P16629 [GKS 2017 #E] Blackhole

Description

Alice is trying to prevent dangerous black holes from threatening Earth. Right now, there are three black holes that are different points in 3-D space. Alice will create exactly three containment spheres, and all three must have the same radius. Spheres do not interfere with each other, so they may overlap. Alice must place these spheres so that each black hole is covered by at least one sphere. Moreover, to ensure stability, the total set of points covered by at least one sphere must form a single connected area. Alice wants to solve this critical problem as inexpensively as possible. What is the minimum radius that she can use?

Input Format

The input starts with one line with one integer $T$: the number of test cases. $T$ test cases follow.

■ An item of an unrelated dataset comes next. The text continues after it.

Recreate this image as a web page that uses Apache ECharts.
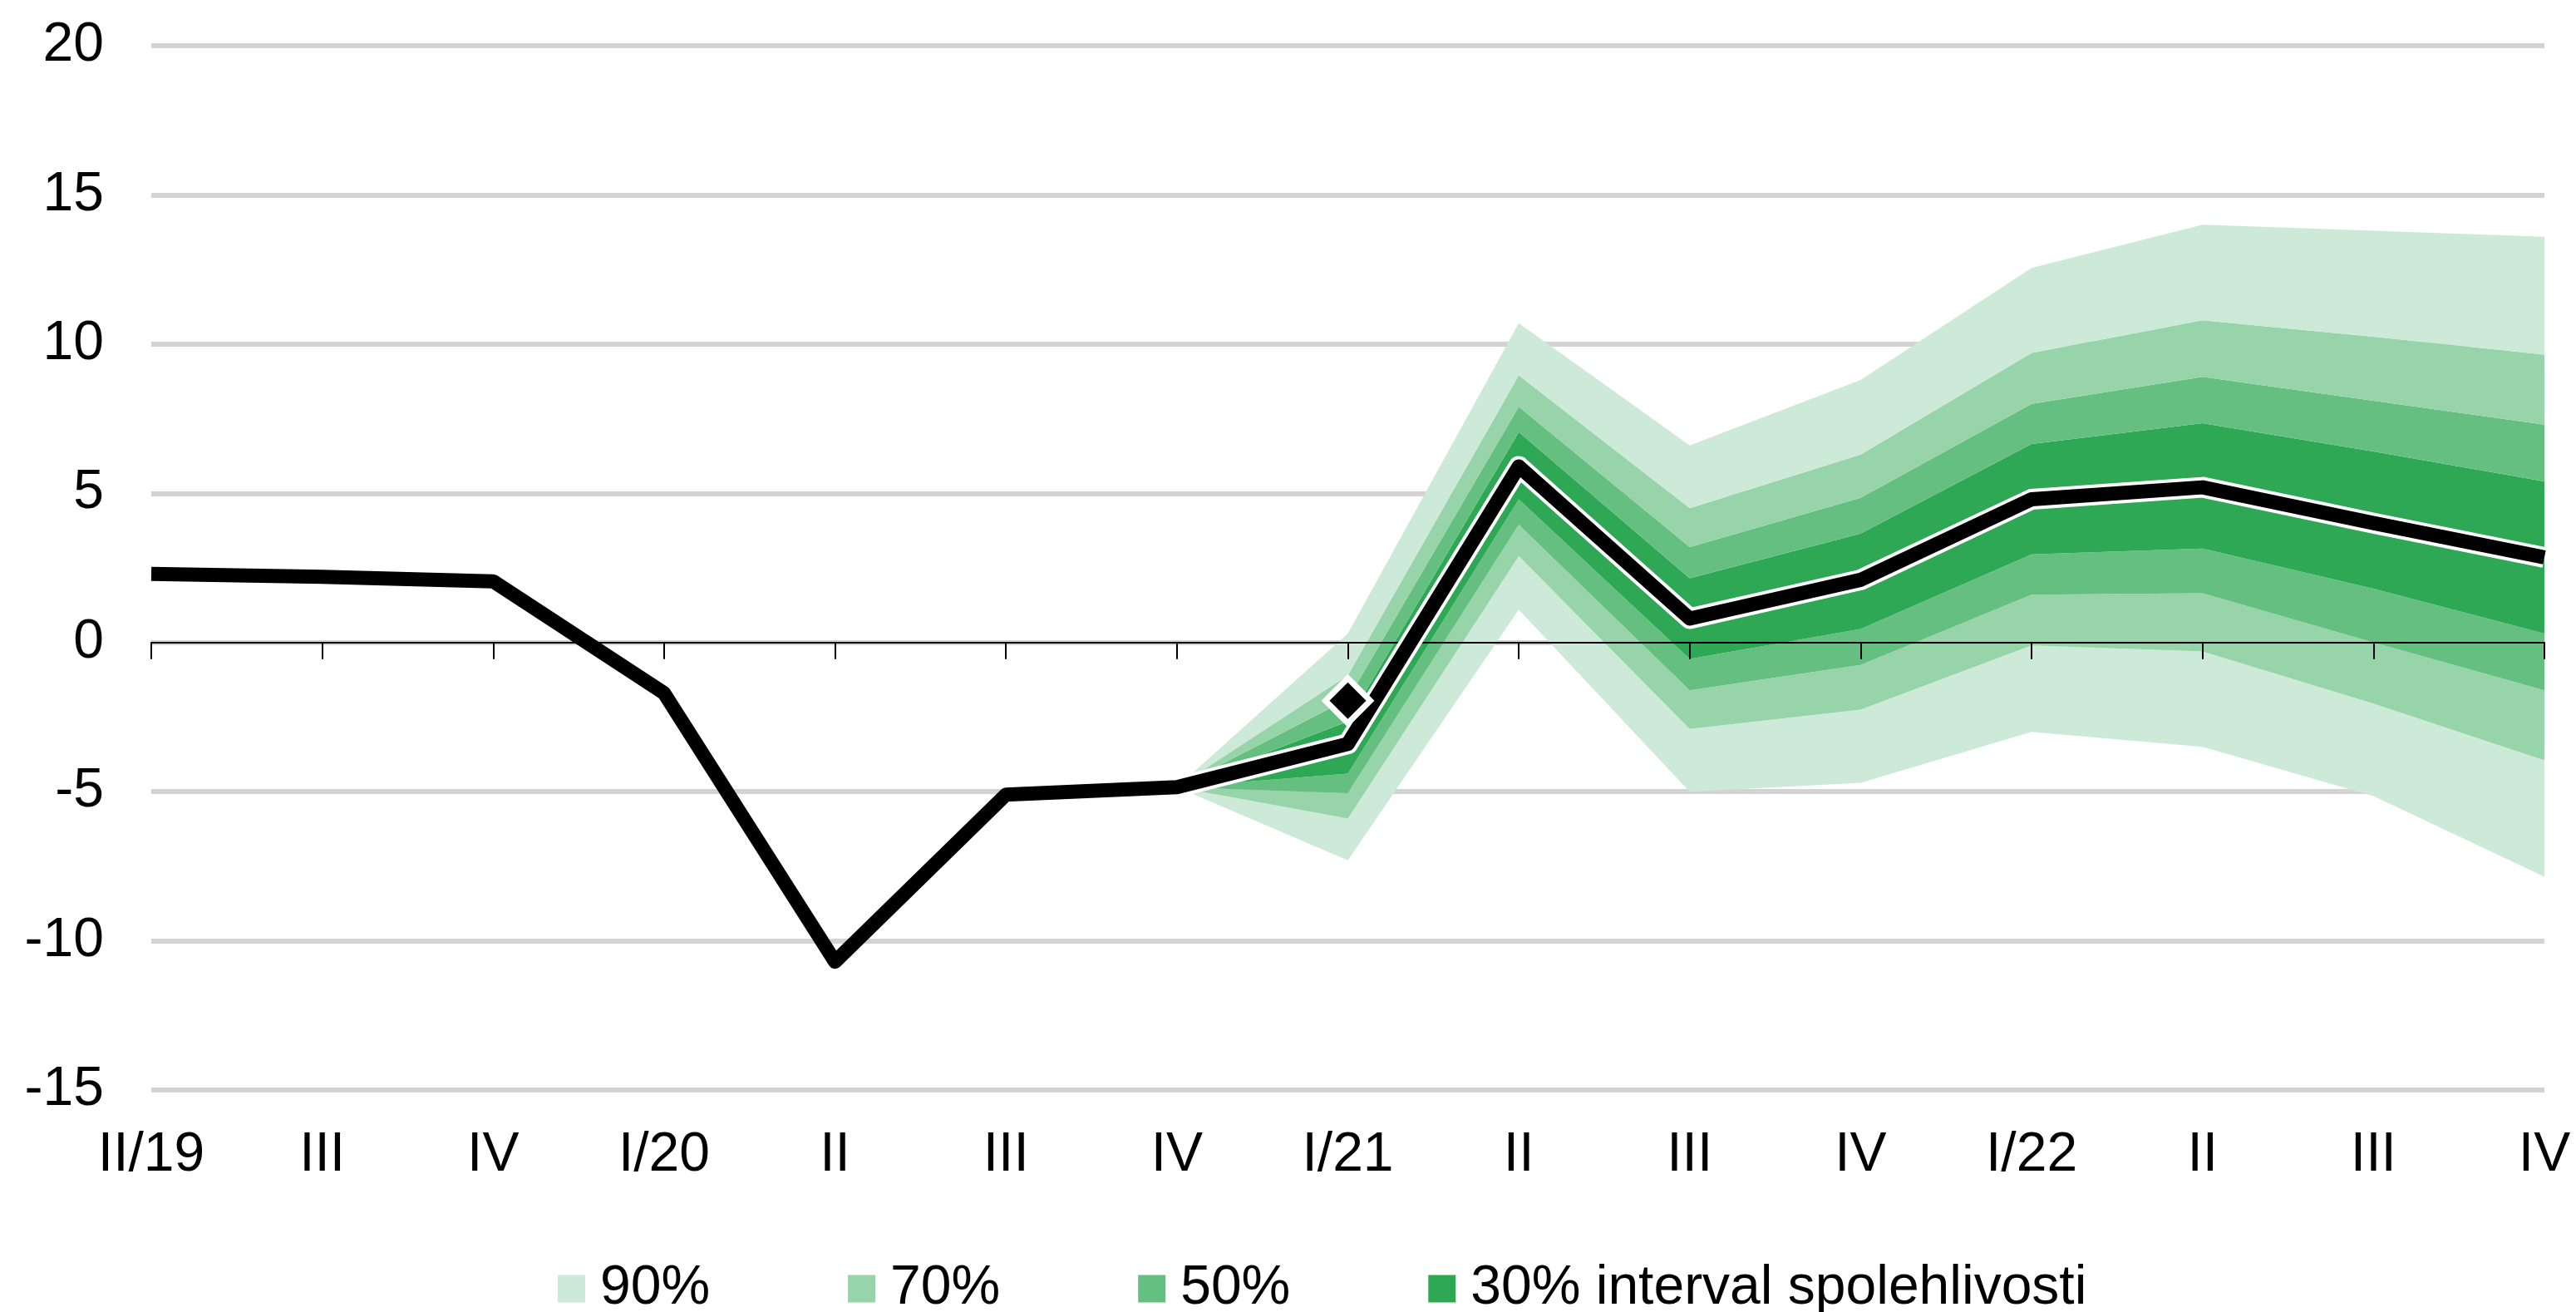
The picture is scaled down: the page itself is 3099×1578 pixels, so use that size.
<!DOCTYPE html>
<html>
<head>
<meta charset="utf-8">
<script src="https://cdn.jsdelivr.net/npm/echarts@6/dist/echarts.min.js"></script>
<style>
  html, body { margin: 0; padding: 0; background: #fff; }
  #chart { width: 3099px; height: 1578px; }
</style>
</head>
<body>
<div id="chart"></div>
<script>
var categories = ["II/19", "III", "IV", "I/20", "II", "III", "IV", "I/21", "II", "III", "IV", "I/22", "II", "III", "IV"];
var yTicks = { min: -15, max: 20, step: 5 };

// prognoza (median)
var mainLine = [2.3, 2.2, 2.05, -1.7, -10.7, -5.1, -4.85, -3.4, 5.9, 0.8, 2.1, 4.8, 5.2, 4.0, 2.85];
var actualPoint = -1.95; // I/21

// fan bounds, from IV/20 to IV/22
var fanStart = 6;
var lo90 = [-4.85, -7.3, 1.1, -5.0, -4.7, -3.0, -3.5, -5.15, -7.85];
var lo70 = [-4.85, -5.9, 2.9, -2.9, -2.25, -0.1, -0.3, -2.05, -3.95];
var lo50 = [-4.85, -5.05, 3.95, -1.6, -0.75, 1.6, 1.65, 0.0, -1.6];
var lo30 = [-4.85, -4.4, 4.8, -0.55, 0.45, 2.95, 3.15, 1.8, 0.3];
var hi30 = [-4.85, -2.65, 7.05, 2.15, 3.65, 6.65, 7.35, 6.4, 5.4];
var hi50 = [-4.85, -1.9, 7.9, 3.2, 4.85, 8.0, 8.9, 8.1, 7.3];
var hi70 = [-4.85, -1.1, 8.95, 4.5, 6.3, 9.7, 10.8, 10.25, 9.65];
var hi90 = [-4.85, 0.3, 10.7, 6.6, 8.8, 12.55, 14.0, 13.8, 13.6];

var legendNames = ["90%", "70%", "50%", "30% interval spolehlivosti"];
var colors = { "90%": "#cde9d7", "70%": "#98d4a9", "50%": "#64bf80", "30% interval spolehlivosti": "#2ea855" };

var font = "'Liberation Sans', Arial, sans-serif";

function pad(arr) {
  var out = [];
  for (var i = 0; i < fanStart; i++) out.push("-");
  return out.concat(arr);
}
function diff(a, b) {
  return a.map(function (v, i) { return +(v - b[i]).toFixed(3); });
}

function band(name, data) {
  return {
    name: name,
    type: "line",
    stack: "fan",
    stackStrategy: "all",
    data: pad(data),
    symbol: "none",
    silent: true,
    color: colors[name],
    lineStyle: { width: 0, opacity: 0 },
    areaStyle: { color: colors[name], opacity: 1 },
    z: 2
  };
}

var outline = mainLine.map(function (v, i) { return i >= fanStart ? v : "-"; });
var marker = categories.map(function (c, i) { return i === 7 ? actualPoint : "-"; });

var chart = echarts.init(document.getElementById("chart"));
var option = {
  animation: false,
  backgroundColor: "#fff",
  grid: { left: 182, right: 38, top: 55, bottom: 267 },
  legend: {
    data: legendNames,
    left: 666,
    top: 1512,
    icon: "rect",
    itemWidth: 33,
    itemHeight: 33,
    itemGap: 166,
    textStyle: { fontSize: 66, color: "#000", fontFamily: font, padding: [0, 0, 0, 13] }
  },
  xAxis: [
    {
      type: "category",
      data: categories,
      boundaryGap: false,
      z: 5,
      axisLine: { onZero: true, lineStyle: { color: "#000", width: 2 } },
      axisTick: { show: true, length: 20, lineStyle: { color: "#000", width: 2 } },
      axisLabel: { show: false },
      splitLine: { show: false }
    },
    {
      type: "category",
      data: categories,
      boundaryGap: false,
      position: "bottom",
      axisLine: { show: false, onZero: false },
      axisTick: { show: false },
      axisLabel: { margin: 46, fontSize: 66, color: "#000", fontFamily: font, interval: 0 },
      splitLine: { show: false }
    }
  ],
  yAxis: {
    type: "value",
    min: yTicks.min,
    max: yTicks.max,
    interval: yTicks.step,
    axisLine: { show: false },
    axisTick: { show: false },
    axisLabel: { margin: 57, fontSize: 66, color: "#000", fontFamily: font },
    splitLine: { lineStyle: { color: "#d3d3d3", width: 6 } }
  },
  series: [
    {
      name: "base",
      type: "line",
      stack: "fan",
      stackStrategy: "all",
      data: pad(lo90),
      symbol: "none",
      silent: true,
      lineStyle: { width: 0, opacity: 0 },
      z: 2
    },
    band("90%", diff(lo70, lo90)),
    band("70%", diff(lo50, lo70)),
    band("50%", diff(lo30, lo50)),
    band("30% interval spolehlivosti", diff(hi30, lo30)),
    band("50%", diff(hi50, hi30)),
    band("70%", diff(hi70, hi50)),
    band("90%", diff(hi90, hi70)),
    {
      name: "outline",
      type: "line",
      data: outline,
      symbol: "none",
      lineStyle: { color: "#fff", width: 25, join: "round" },
      z: 8
    },
    {
      name: "line",
      type: "line",
      data: mainLine,
      symbol: "none",
      lineStyle: { color: "#000", width: 17, join: "round" },
      z: 9
    },
    {
      name: "actual",
      type: "scatter",
      data: marker,
      symbol: "diamond",
      symbolSize: 54,
      itemStyle: { color: "#000", opacity: 1, borderColor: "#fff", borderWidth: 7 },
      z: 10
    }
  ]
};
option && chart.setOption(option);
</script>
</body>
</html>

Each test case consists of three lines. The i-th of those lines consists of three integers $X_i$, $Y_i$, and $Z_i$, representing the 3-D coordinates of the i-th black hole.

Output Format

For each test case, output one line Case #x: y, where x is the test case number (starting from 1) and y is a rational representing the minimum radius that Alice can use to solve the problem. y will be considered correct if it is within an absolute or relative error of $10^{-6}$ of the correct answer. See the FAQ for an explanation of what that means, and what formats of real numbers we accept.

Explanation/Hint

Note that the last two sample cases would not appear in the Small dataset. In Sample Case #1, the smallest radius we can use is $1/3$. Our three spheres should be centered at $(-2/3, 0, 0), (0, 0, 0)$, and $(2/3, 0, 0)$. ### Limits $-1000 \le X_i \le 1000$, for all i. For all j $\ne$ k, $(X_j, Y_j, Z_j) \ne (X_k, Y_k, Z_k)$. (No two of the points have the same coordinates.) **Small dataset (Test set 1 - Visible)** $Y_i = 0$, for all i. $Z_i = 0$, for all i. **Large dataset (Test set 2 - Hidden)** $-1000 \le Y_i \le 1000$, for all i. $-1000 \le Z_i \le 1000$, for all i.